2. The mean of variables should not be too large or too small. Ideally, the mean of the variables should be 1 digit. This will help finding appropriate values of maxc1 and maxc2.
3. Do not set the values of maxc1 and maxc2 too large. Usually, maxc1 and maxc2 are smaller than 5 and often do not exceed 2.
4. If the contour ends too short in the right edge, increase the values of maxc1. On the other hand, if the contour ends too short in the top edge, increase the values of maxc2. Also, if the contour is too far from the plots of covariates, decrease maxc1 and maxc2.

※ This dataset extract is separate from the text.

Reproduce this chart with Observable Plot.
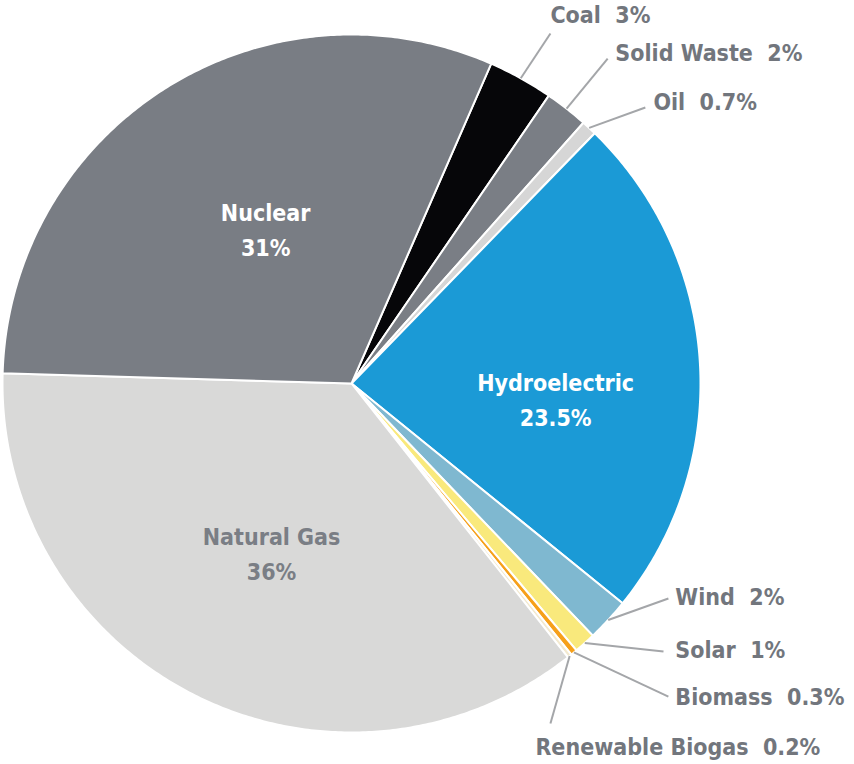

5. If outcome and/or treatment variable(s) are/is binary and the number of observation is small, linear probability model (ylpm and lpm) tends to produce a nice contour.
Saved results
-gsa- saves the following variables. The graph can be reproduced using these saved variables. The results of _n th successful generation of a pseudo unobservable are recorded in the _n th row:
gsa_c1 the value of c1. gsa_c2 the value of c2. gsa_alpha the value of alpha. gsa_delta the value of delta. gsa_partial_rsq_y the partial r-square of an unobservable in the outcome equation gsa_partial_rsq_t the partial r-square of an unobservable in the treatment assignment equation gsa_rho_res_yu the partial correlation between an unobservable and the outcome variable. Not available with yprobit and probit. gsa_rho_res_tu the partial correlation between an unobservable and the treatment variable. Not available with yprobit and probit. gsa_partial_rsq_yx the partial r-square of the k th covariate in the outcome equation gsa_partial_rsq_tx the partial r-square of the k th covariate in the treatment assignment equation gsa_rho_res_yx the partial correlation between the k th covariate and the outcome variable. gsa_rho_res_tx the partial correlation between the k th covariate and the treatment variable.
Reference
Here is the link for the quick guide of -gsa- by the author of the program. This provides the idea about what alpha, delta, c1 and c2 mean.
If you use this program, please cite:
Harada, Masataka "Generalized Sensitivity Analysis." Working paper.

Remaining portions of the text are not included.